• [Collected material]

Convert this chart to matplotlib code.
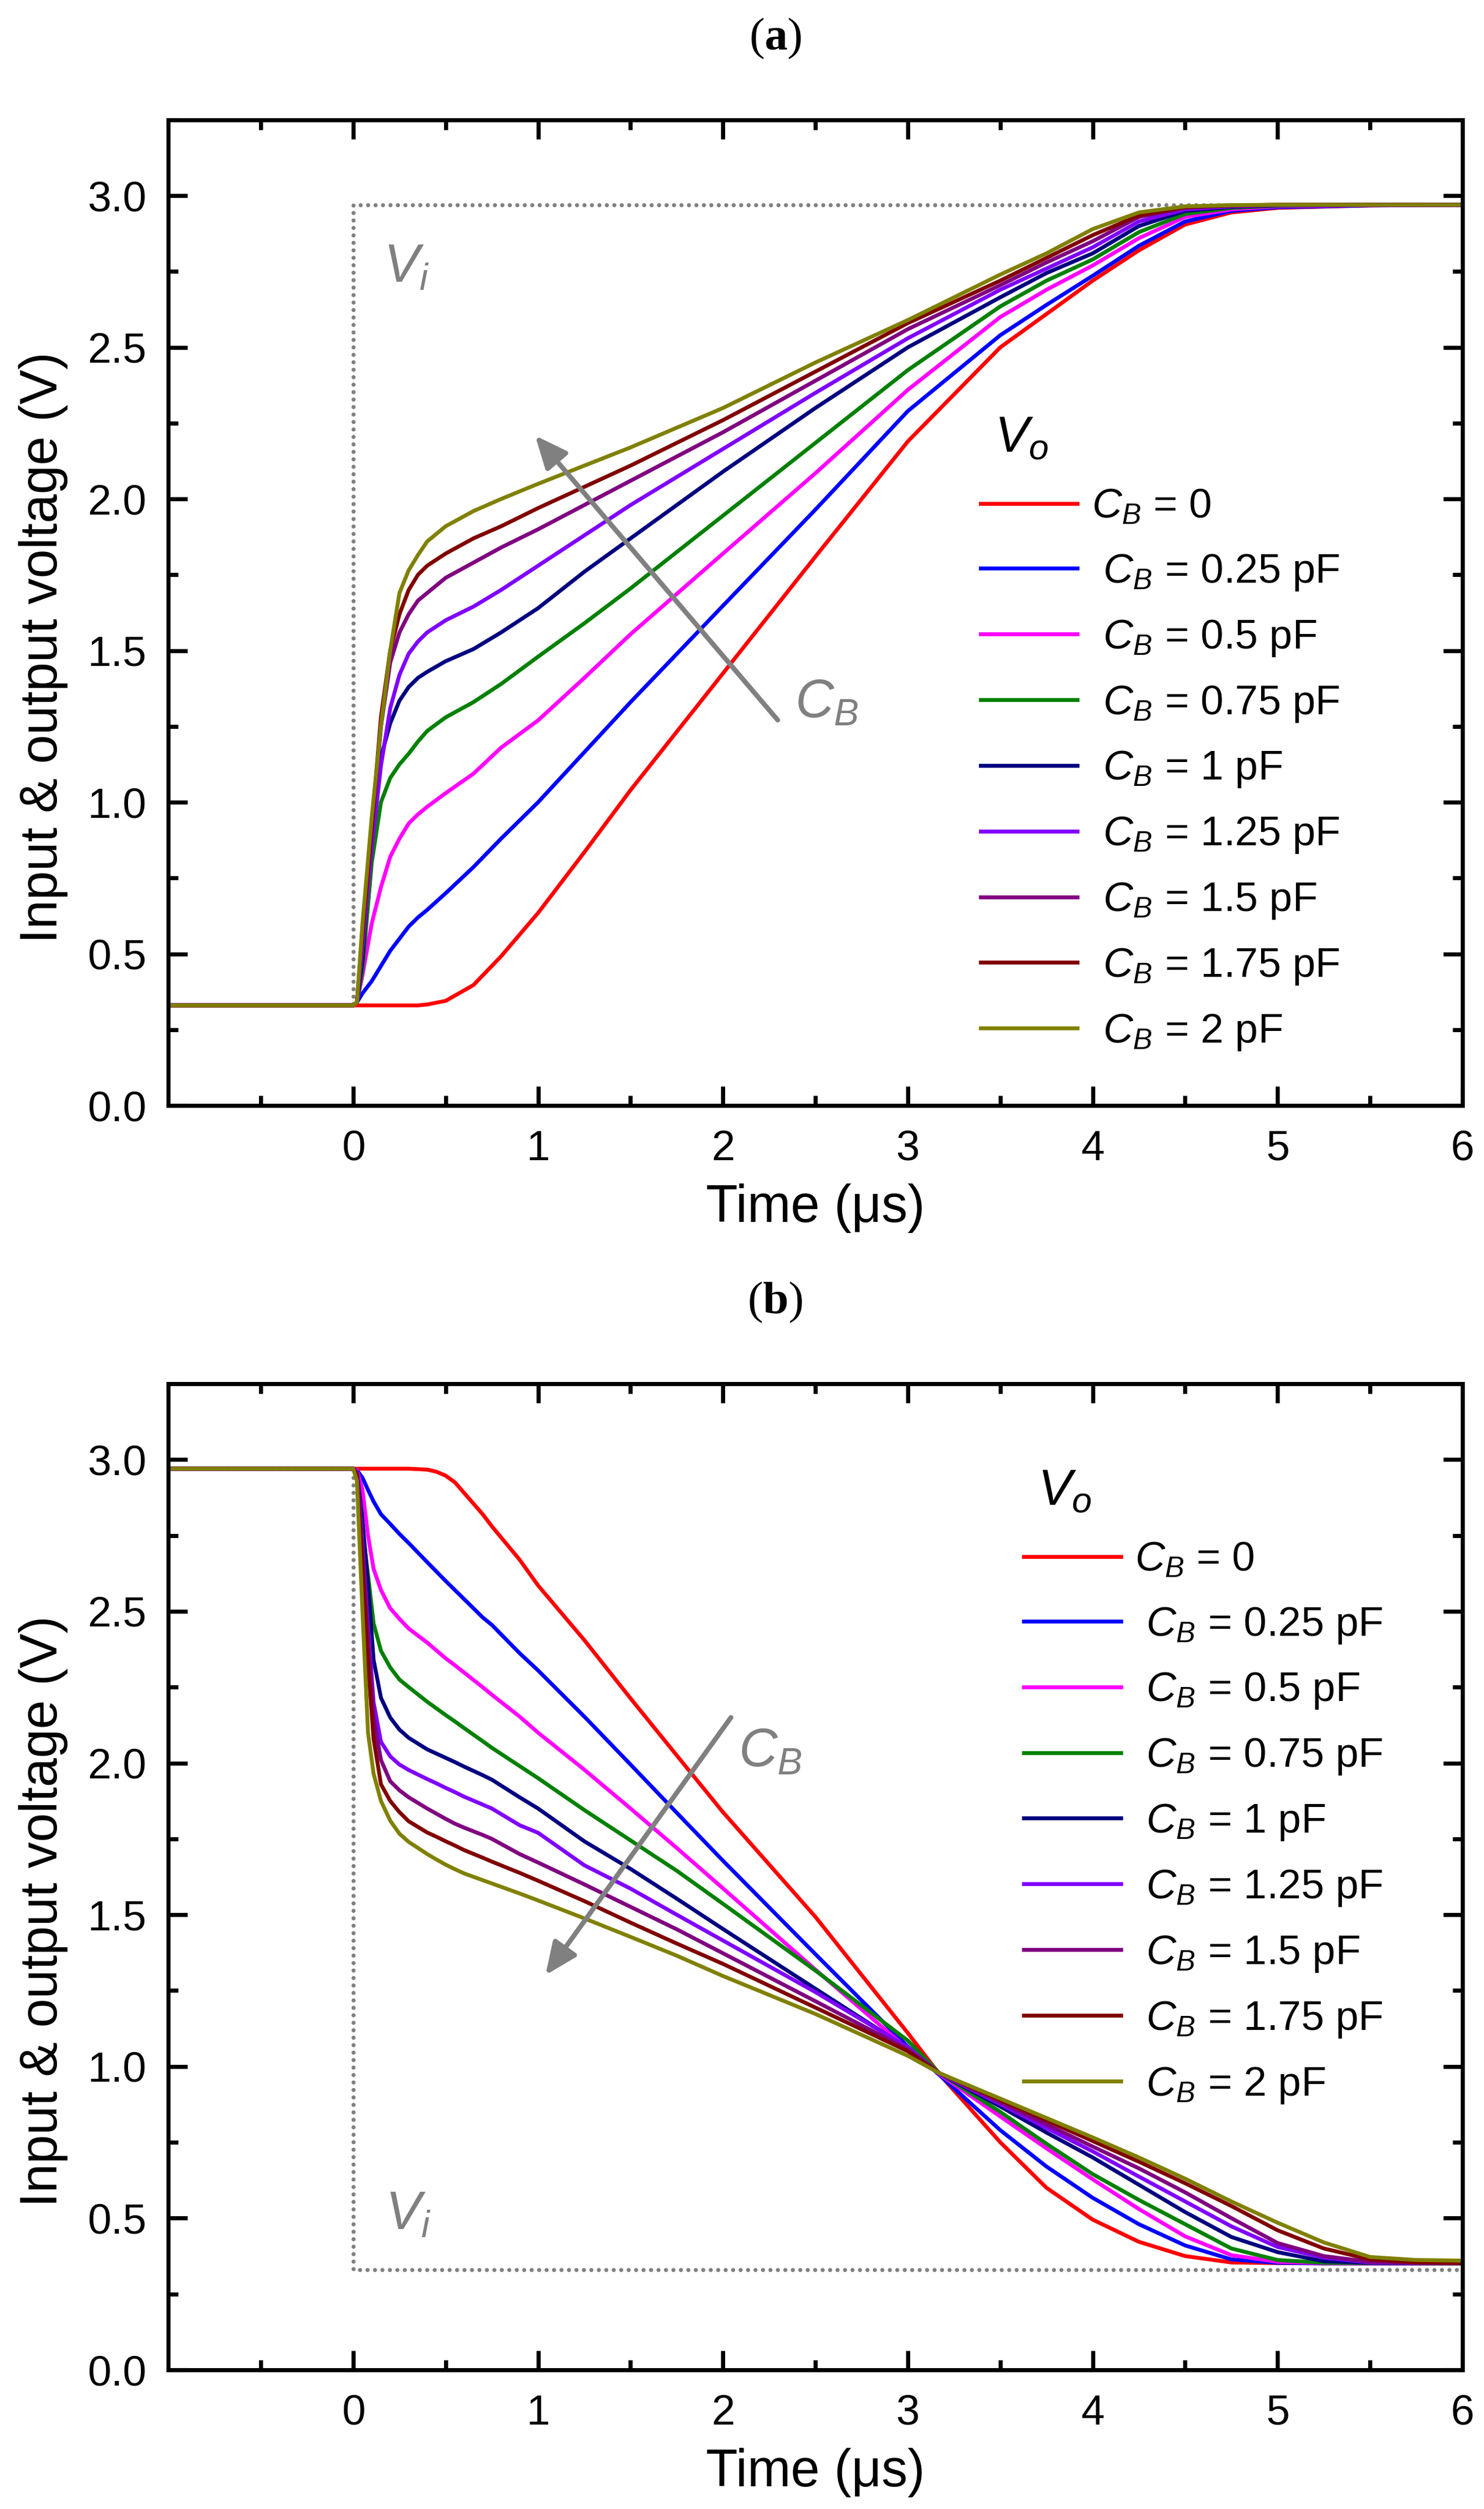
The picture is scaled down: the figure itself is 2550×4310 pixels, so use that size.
import matplotlib
matplotlib.use("Agg")
import matplotlib.pyplot as plt
import numpy as np
from matplotlib.ticker import FormatStrFormatter

plt.rcParams['font.family'] = ['Liberation Sans', 'DejaVu Sans']
plt.rcParams['mathtext.fontset'] = 'custom'
plt.rcParams['mathtext.rm'] = 'Liberation Sans'
plt.rcParams['mathtext.it'] = 'Liberation Sans:italic'
plt.rcParams['mathtext.bf'] = 'Liberation Serif:bold'

# ---------------- data ----------------
labels = [r'$C_B$ = 0', r' $C_B$ = 0.25 pF', r' $C_B$ = 0.5 pF', r' $C_B$ = 0.75 pF',
          r' $C_B$ = 1 pF', r' $C_B$ = 1.25 pF', r' $C_B$ = 1.5 pF', r' $C_B$ = 1.75 pF',
          r' $C_B$ = 2 pF']
colors = ['#FF0000', '#0000FF', '#FF00FF', '#008000', '#000080',
          '#8000FF', '#800080', '#800000', '#808000']

# input step (V_i)
vi_t_a = [-1, 0, 0, 6]
vi_v_a = [0.33, 0.33, 2.97, 2.97]
vi_t_b = [-1, 0, 0, 6]
vi_v_b = [2.97, 2.97, 0.33, 0.33]

# panel (a): rising output
t_a = [-1, 0, 0.02, 0.05, 0.1, 0.15, 0.2, 0.25, 0.3, 0.35, 0.4, 0.5, 0.65, 0.8, 1.0, 1.25,
       1.5, 2.0, 2.5, 3.0, 3.5, 3.75, 4.0, 4.25, 4.5, 4.75, 5.0, 5.5, 6.0]
va_0 = [.33, .33, .33, .33, .33, .33, .33, .33, .33, .33, .333, .345, .397, .492, .635, .835,
        1.04, 1.425, 1.81, 2.19, 2.50, 2.61, 2.72, 2.82, 2.905, 2.945, 2.96, 2.968, 2.97]
va_025 = [.33, .33, .34, .37, .41, .46, .51, .55, .59, .62, .645, .70, .786, .88, 1.0, 1.165,
          1.33, 1.648, 1.965, 2.29, 2.54, 2.64, 2.736, 2.835, 2.915, 2.95, 2.962, 2.968, 2.97]
va_05 = [.33, .33, .34, .43, .60, .72, .82, .88, .93, .96, .985, 1.03, 1.094, 1.18, 1.27, 1.41,
         1.554, 1.82, 2.085, 2.36, 2.60, 2.69, 2.77, 2.86, 2.93, 2.955, 2.965, 2.969, 2.97]
va_075 = [.33, .33, .34, .45, .80, 1.00, 1.08, 1.125, 1.16, 1.20, 1.235, 1.28, 1.33, 1.39,
          1.48, 1.59, 1.705, 1.945, 2.185, 2.425, 2.635, 2.72, 2.79, 2.88, 2.94, 2.96, 2.967,
          2.97, 2.97]
va_1 = [.33, .33, .34, .48, .90, 1.15, 1.26, 1.335, 1.38, 1.41, 1.43, 1.465, 1.505, 1.56, 1.64,
        1.76, 1.87, 2.09, 2.30, 2.50, 2.665, 2.745, 2.81, 2.90, 2.95, 2.963, 2.968, 2.97, 2.97]
va_125 = [.33, .33, .34, .52, .85, 1.12, 1.31, 1.42, 1.49, 1.53, 1.56, 1.60, 1.645, 1.70,
          1.78, 1.88, 1.98, 2.165, 2.35, 2.53, 2.69, 2.76, 2.83, 2.915, 2.955, 2.965, 2.969,
          2.97, 2.97]
va_15 = [.33, .33, .34, .55, .90, 1.25, 1.46, 1.56, 1.62, 1.665, 1.69, 1.74, 1.79, 1.84, 1.90,
         1.98, 2.06, 2.22, 2.39, 2.56, 2.705, 2.78, 2.85, 2.93, 2.96, 2.967, 2.97, 2.97, 2.97]
va_175 = [.33, .33, .34, .57, .92, 1.28, 1.50, 1.62, 1.70, 1.75, 1.78, 1.82, 1.87, 1.91, 1.97,
          2.04, 2.11, 2.26, 2.42, 2.58, 2.72, 2.795, 2.87, 2.935, 2.963, 2.968, 2.97, 2.97,
          2.97]
va_2 = [.33, .33, .34, .60, .95, 1.25, 1.50, 1.69, 1.765, 1.815, 1.86, 1.91, 1.96, 2.0, 2.05,
        2.11, 2.17, 2.30, 2.45, 2.59, 2.74, 2.81, 2.89, 2.945, 2.965, 2.969, 2.97, 2.97, 2.97]

# panel (b): falling output
t_b = [-1, 0, .02, .05, .08, .11, .15, .2, .25, .3, .4, .45, .5, .55, .6, .7, .75, .9, 1.0,
       1.25, 1.5, 1.75, 2.0, 2.5, 3.0, 3.17, 3.5, 3.75, 4.0, 4.25, 4.5, 4.75, 5.0, 5.25, 5.5,
       5.75, 6.0]
vb_0 = [2.97, 2.97, 2.97, 2.97, 2.97, 2.97, 2.97, 2.97, 2.97, 2.97, 2.967, 2.96, 2.947, 2.925,
        2.89, 2.82, 2.78, 2.67, 2.585, 2.405, 2.213, 2.025, 1.838, 1.493, 1.11, 0.975, 0.75,
        0.60, 0.495, 0.422, 0.375, 0.354, 0.352, 0.351, 0.351, 0.351, 0.351]
vb_025 = [2.97, 2.97, 2.965, 2.94, 2.90, 2.862, 2.82, 2.788, 2.755, 2.725, 2.662, 2.631, 2.60,
          2.57, 2.54, 2.48, 2.455, 2.362, 2.305, 2.153, 1.995, 1.836, 1.678, 1.37, 1.065, 0.972,
          0.79, 0.67, 0.567, 0.48, 0.41, 0.364, 0.353, 0.351, 0.351, 0.351, 0.351]
vb_05 = [2.97, 2.97, 2.965, 2.90, 2.75, 2.64, 2.57, 2.51, 2.475, 2.443, 2.397, 2.371, 2.345,
         2.322, 2.298, 2.25, 2.225, 2.153, 2.10, 1.978, 1.85, 1.72, 1.587, 1.319, 1.057, 0.975,
         0.835, 0.73, 0.628, 0.53, 0.44, 0.378, 0.356, 0.352, 0.351, 0.351, 0.351]
vb_075 = [2.97, 2.97, 2.96, 2.77, 2.62, 2.46, 2.37, 2.315, 2.275, 2.25, 2.202, 2.18, 2.158,
          2.137, 2.115, 2.072, 2.05, 1.99, 1.95, 1.845, 1.745, 1.645, 1.536, 1.316, 1.085,
          0.978, 0.85, 0.745, 0.645, 0.56, 0.48, 0.40, 0.362, 0.353, 0.352, 0.351, 0.351]
vb_1 = [2.97, 2.97, 2.96, 2.80, 2.59, 2.34, 2.215, 2.15, 2.11, 2.083, 2.045, 2.031, 2.017,
        2.003, 1.988, 1.96, 1.945, 1.887, 1.85, 1.742, 1.651, 1.553, 1.453, 1.256, 1.06, 0.977,
        0.868, 0.782, 0.70, 0.61, 0.52, 0.438, 0.388, 0.358, 0.353, 0.352, 0.352]
vb_125 = [2.97, 2.97, 2.96, 2.72, 2.45, 2.20, 2.07, 2.022, 1.995, 1.977, 1.947, 1.933, 1.918,
          1.904, 1.889, 1.863, 1.85, 1.795, 1.77, 1.663, 1.586, 1.50, 1.415, 1.245, 1.063,
          0.977, 0.876, 0.797, 0.72, 0.637, 0.555, 0.473, 0.405, 0.37, 0.354, 0.352, 0.352]
vb_15 = [2.97, 2.97, 2.955, 2.70, 2.42, 2.15, 2.01, 1.94, 1.91, 1.887, 1.85, 1.833, 1.816,
         1.80, 1.787, 1.763, 1.75, 1.70, 1.672, 1.60, 1.526, 1.452, 1.373, 1.215, 1.056, 0.978,
         0.882, 0.809, 0.736, 0.664, 0.585, 0.50, 0.418, 0.375, 0.356, 0.353, 0.352]
vb_175 = [2.97, 2.97, 2.95, 2.65, 2.33, 2.08, 1.93, 1.875, 1.838, 1.808, 1.771, 1.757, 1.742,
          1.728, 1.713, 1.688, 1.675, 1.638, 1.612, 1.545, 1.474, 1.405, 1.338, 1.194, 1.05,
          0.978, 0.889, 0.822, 0.754, 0.686, 0.615, 0.54, 0.46, 0.40, 0.364, 0.354, 0.352]
vb_2 = [2.97, 2.97, 2.93, 2.50, 2.10, 1.965, 1.875, 1.81, 1.767, 1.74, 1.70, 1.682, 1.665,
        1.65, 1.636, 1.614, 1.603, 1.57, 1.547, 1.488, 1.427, 1.365, 1.298, 1.173, 1.035,
        0.978, 0.894, 0.83, 0.766, 0.70, 0.63, 0.555, 0.485, 0.42, 0.372, 0.362, 0.36]

series_a = [va_0, va_025, va_05, va_075, va_1, va_125, va_15, va_175, va_2]
series_b = [vb_0, vb_025, vb_05, vb_075, vb_1, vb_125, vb_15, vb_175, vb_2]

# ---------------- figure ----------------
W, H = 2550, 4310
fig = plt.figure(figsize=(W / 300, H / 300), dpi=300)

GRAY = '#808080'


def setup_axes(ax):
    ax.set_xlim(-1, 6)
    ax.set_ylim(0, 3.25)
    ax.set_xticks(np.arange(0, 7, 1))
    ax.set_xticks(np.arange(-0.5, 6, 1.0), minor=True)
    ax.set_yticks(np.arange(0, 3.01, 0.5))
    ax.set_yticks(np.arange(0.25, 3.3, 0.5), minor=True)
    ax.yaxis.set_major_formatter(FormatStrFormatter('%.1f'))
    ax.tick_params(which='both', direction='in', top=True, right=True, width=1.7,
                   labelsize=17.5)
    ax.tick_params(which='major', length=7.9)
    ax.tick_params(which='minor', length=4.1)
    ax.tick_params(axis='x', pad=10)
    ax.tick_params(axis='y', pad=9)
    for s in ax.spines.values():
        s.set_linewidth(1.7)
    ax.set_xlabel('Time (μs)', fontsize=21.5)
    ax.set_ylabel('Input & output voltage (V)', fontsize=21.5)
    ax.xaxis.set_label_coords(0.5, -0.079)
    ax.yaxis.set_label_coords(-0.0775, 0.465)


def draw_panel(ax, t, series, vi_t, vi_v, leg_anchor, arrow_tail, arrow_head,
               cb_pos, vi_pos):
    ax.plot(vi_t, vi_v, color=GRAY, lw=1.7, linestyle=(0, (0.01, 1.8)),
            dash_capstyle='round')
    handles = []
    for v, c in zip(series, colors):
        h, = ax.plot(t, v, color=c, lw=1.6, solid_joinstyle='round')
        handles.append(h)
    setup_axes(ax)
    ax.legend(handles, labels, title=r' $V_o$', loc='upper left',
              bbox_to_anchor=leg_anchor, frameon=False, fontsize=17,
              title_fontsize=21, handlelength=2.35, handletextpad=0.35,
              labelspacing=0.62, borderpad=0, borderaxespad=0, alignment='left')
    ax.annotate('', xy=arrow_head, xytext=arrow_tail,
                arrowprops=dict(arrowstyle='-|>,head_length=0.8,head_width=0.35',
                                color=GRAY, lw=2.0, mutation_scale=14,
                                shrinkA=0, shrinkB=0))
    ax.text(cb_pos[0], cb_pos[1], r'$C_B$', color=GRAY, fontsize=22, va='baseline')
    ax.text(vi_pos[0], vi_pos[1], r'$V_i$', color=GRAY, fontsize=22, va='baseline')


left = 289.3 / W
width = 2223.7 / W
ax_a = fig.add_axes([left, 1 - 1899 / H, width, 1693 / H])
ax_b = fig.add_axes([left, 1 - 4071 / H, width, 1694 / H])

draw_panel(ax_a, t_a, series_a, vi_t_a, vi_v_a, (0.6276, 0.700),
           (2.296, 1.271), (0.984, 2.209), (2.39, 1.28), (0.164, 2.716))
draw_panel(ax_b, t_b, series_b, vi_t_b, vi_v_b, (0.661, 0.914),
           (2.043, 2.15), (1.04, 1.301), (2.083, 1.989), (0.173, 0.463))

fig.text(1332 / W, 1 - 66 / H, r'($\mathbf{a}$)', family='Liberation Serif',
         fontsize=19, ha='center', va='center')
fig.text(1332 / W, 1 - 2237 / H, r'($\mathbf{b}$)', family='Liberation Serif',
         fontsize=19, ha='center', va='center')

fig.savefig('out.png', dpi=300)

• [Task description] Print exactly the lines from the one containing "The picture is" to the one containing "vi_v_b = [2.97, 2.97, 0.33, 0.33]", both included, and nothing else.

• [The completed task]
The picture is scaled down: the figure itself is 2550×4310 pixels, so use that size.
import matplotlib
matplotlib.use("Agg")
import matplotlib.pyplot as plt
import numpy as np
from matplotlib.ticker import FormatStrFormatter

plt.rcParams['font.family'] = ['Liberation Sans', 'DejaVu Sans']
plt.rcParams['mathtext.fontset'] = 'custom'
plt.rcParams['mathtext.rm'] = 'Liberation Sans'
plt.rcParams['mathtext.it'] = 'Liberation Sans:italic'
plt.rcParams['mathtext.bf'] = 'Liberation Serif:bold'

# ---------------- data ----------------
labels = [r'$C_B$ = 0', r' $C_B$ = 0.25 pF', r' $C_B$ = 0.5 pF', r' $C_B$ = 0.75 pF',
          r' $C_B$ = 1 pF', r' $C_B$ = 1.25 pF', r' $C_B$ = 1.5 pF', r' $C_B$ = 1.75 pF',
          r' $C_B$ = 2 pF']
colors = ['#FF0000', '#0000FF', '#FF00FF', '#008000', '#000080',
          '#8000FF', '#800080', '#800000', '#808000']

# input step (V_i)
vi_t_a = [-1, 0, 0, 6]
vi_v_a = [0.33, 0.33, 2.97, 2.97]
vi_t_b = [-1, 0, 0, 6]
vi_v_b = [2.97, 2.97, 0.33, 0.33]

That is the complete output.